▸ Raw data
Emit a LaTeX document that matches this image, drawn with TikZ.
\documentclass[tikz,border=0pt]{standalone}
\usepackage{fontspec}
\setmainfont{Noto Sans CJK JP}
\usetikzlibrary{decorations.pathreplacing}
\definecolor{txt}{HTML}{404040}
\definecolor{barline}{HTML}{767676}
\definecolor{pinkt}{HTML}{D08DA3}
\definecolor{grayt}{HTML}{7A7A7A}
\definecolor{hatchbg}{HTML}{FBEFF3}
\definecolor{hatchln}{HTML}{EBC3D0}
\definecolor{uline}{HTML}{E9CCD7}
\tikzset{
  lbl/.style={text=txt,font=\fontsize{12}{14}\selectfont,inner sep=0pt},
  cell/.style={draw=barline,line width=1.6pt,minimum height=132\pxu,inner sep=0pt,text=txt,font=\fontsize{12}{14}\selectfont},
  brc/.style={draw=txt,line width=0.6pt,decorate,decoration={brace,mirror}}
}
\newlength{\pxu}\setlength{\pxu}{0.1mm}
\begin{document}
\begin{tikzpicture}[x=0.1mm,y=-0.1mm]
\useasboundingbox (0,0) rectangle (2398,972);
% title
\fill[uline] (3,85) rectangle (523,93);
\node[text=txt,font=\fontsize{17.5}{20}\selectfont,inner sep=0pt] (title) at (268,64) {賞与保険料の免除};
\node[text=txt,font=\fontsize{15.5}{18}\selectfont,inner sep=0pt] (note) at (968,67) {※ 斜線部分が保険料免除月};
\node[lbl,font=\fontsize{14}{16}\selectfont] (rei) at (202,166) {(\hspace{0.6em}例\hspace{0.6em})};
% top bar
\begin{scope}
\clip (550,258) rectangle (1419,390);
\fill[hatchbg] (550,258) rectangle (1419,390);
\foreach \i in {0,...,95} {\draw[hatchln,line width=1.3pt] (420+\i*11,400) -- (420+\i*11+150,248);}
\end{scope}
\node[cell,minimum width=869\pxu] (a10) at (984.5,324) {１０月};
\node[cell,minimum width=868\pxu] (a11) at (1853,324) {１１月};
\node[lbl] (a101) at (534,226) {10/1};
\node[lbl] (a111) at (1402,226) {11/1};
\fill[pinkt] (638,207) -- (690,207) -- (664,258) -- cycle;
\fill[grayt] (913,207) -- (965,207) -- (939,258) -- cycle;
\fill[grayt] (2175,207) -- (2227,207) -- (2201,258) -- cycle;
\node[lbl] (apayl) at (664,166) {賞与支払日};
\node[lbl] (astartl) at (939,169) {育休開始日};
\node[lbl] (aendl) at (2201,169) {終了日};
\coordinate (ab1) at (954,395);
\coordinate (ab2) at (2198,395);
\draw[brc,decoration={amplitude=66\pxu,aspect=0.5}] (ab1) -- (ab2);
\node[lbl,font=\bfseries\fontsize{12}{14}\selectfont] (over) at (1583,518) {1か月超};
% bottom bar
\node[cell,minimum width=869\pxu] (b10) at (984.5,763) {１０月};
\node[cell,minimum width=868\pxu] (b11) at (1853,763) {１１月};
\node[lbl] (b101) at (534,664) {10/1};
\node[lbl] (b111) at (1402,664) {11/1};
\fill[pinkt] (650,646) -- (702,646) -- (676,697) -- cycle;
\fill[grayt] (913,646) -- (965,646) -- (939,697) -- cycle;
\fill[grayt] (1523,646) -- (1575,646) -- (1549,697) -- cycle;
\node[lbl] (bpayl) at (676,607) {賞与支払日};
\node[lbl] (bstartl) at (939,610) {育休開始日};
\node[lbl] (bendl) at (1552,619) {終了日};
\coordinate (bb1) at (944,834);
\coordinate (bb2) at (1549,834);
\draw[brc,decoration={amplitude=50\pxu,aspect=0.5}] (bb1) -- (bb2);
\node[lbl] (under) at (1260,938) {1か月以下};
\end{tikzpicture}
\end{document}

▸ Written problem
Reproduce the data in its entirety, matching each character.

▸ Exercise response
Emit a LaTeX document that matches this image, drawn with TikZ.
\documentclass[tikz,border=0pt]{standalone}
\usepackage{fontspec}
\setmainfont{Noto Sans CJK JP}
\usetikzlibrary{decorations.pathreplacing}
\definecolor{txt}{HTML}{404040}
\definecolor{barline}{HTML}{767676}
\definecolor{pinkt}{HTML}{D08DA3}
\definecolor{grayt}{HTML}{7A7A7A}
\definecolor{hatchbg}{HTML}{FBEFF3}
\definecolor{hatchln}{HTML}{EBC3D0}
\definecolor{uline}{HTML}{E9CCD7}
\tikzset{
  lbl/.style={text=txt,font=\fontsize{12}{14}\selectfont,inner sep=0pt},
  cell/.style={draw=barline,line width=1.6pt,minimum height=132\pxu,inner sep=0pt,text=txt,font=\fontsize{12}{14}\selectfont},
  brc/.style={draw=txt,line width=0.6pt,decorate,decoration={brace,mirror}}
}
\newlength{\pxu}\setlength{\pxu}{0.1mm}
\begin{document}
\begin{tikzpicture}[x=0.1mm,y=-0.1mm]
\useasboundingbox (0,0) rectangle (2398,972);
% title
\fill[uline] (3,85) rectangle (523,93);
\node[text=txt,font=\fontsize{17.5}{20}\selectfont,inner sep=0pt] (title) at (268,64) {賞与保険料の免除};
\node[text=txt,font=\fontsize{15.5}{18}\selectfont,inner sep=0pt] (note) at (968,67) {※ 斜線部分が保険料免除月};
\node[lbl,font=\fontsize{14}{16}\selectfont] (rei) at (202,166) {(\hspace{0.6em}例\hspace{0.6em})};
% top bar
\begin{scope}
\clip (550,258) rectangle (1419,390);
\fill[hatchbg] (550,258) rectangle (1419,390);
\foreach \i in {0,...,95} {\draw[hatchln,line width=1.3pt] (420+\i*11,400) -- (420+\i*11+150,248);}
\end{scope}
\node[cell,minimum width=869\pxu] (a10) at (984.5,324) {１０月};
\node[cell,minimum width=868\pxu] (a11) at (1853,324) {１１月};
\node[lbl] (a101) at (534,226) {10/1};
\node[lbl] (a111) at (1402,226) {11/1};
\fill[pinkt] (638,207) -- (690,207) -- (664,258) -- cycle;
\fill[grayt] (913,207) -- (965,207) -- (939,258) -- cycle;
\fill[grayt] (2175,207) -- (2227,207) -- (2201,258) -- cycle;
\node[lbl] (apayl) at (664,166) {賞与支払日};
\node[lbl] (astartl) at (939,169) {育休開始日};
\node[lbl] (aendl) at (2201,169) {終了日};
\coordinate (ab1) at (954,395);
\coordinate (ab2) at (2198,395);
\draw[brc,decoration={amplitude=66\pxu,aspect=0.5}] (ab1) -- (ab2);
\node[lbl,font=\bfseries\fontsize{12}{14}\selectfont] (over) at (1583,518) {1か月超};
% bottom bar
\node[cell,minimum width=869\pxu] (b10) at (984.5,763) {１０月};
\node[cell,minimum width=868\pxu] (b11) at (1853,763) {１１月};
\node[lbl] (b101) at (534,664) {10/1};
\node[lbl] (b111) at (1402,664) {11/1};
\fill[pinkt] (650,646) -- (702,646) -- (676,697) -- cycle;
\fill[grayt] (913,646) -- (965,646) -- (939,697) -- cycle;
\fill[grayt] (1523,646) -- (1575,646) -- (1549,697) -- cycle;
\node[lbl] (bpayl) at (676,607) {賞与支払日};
\node[lbl] (bstartl) at (939,610) {育休開始日};
\node[lbl] (bendl) at (1552,619) {終了日};
\coordinate (bb1) at (944,834);
\coordinate (bb2) at (1549,834);
\draw[brc,decoration={amplitude=50\pxu,aspect=0.5}] (bb1) -- (bb2);
\node[lbl] (under) at (1260,938) {1か月以下};
\end{tikzpicture}
\end{document}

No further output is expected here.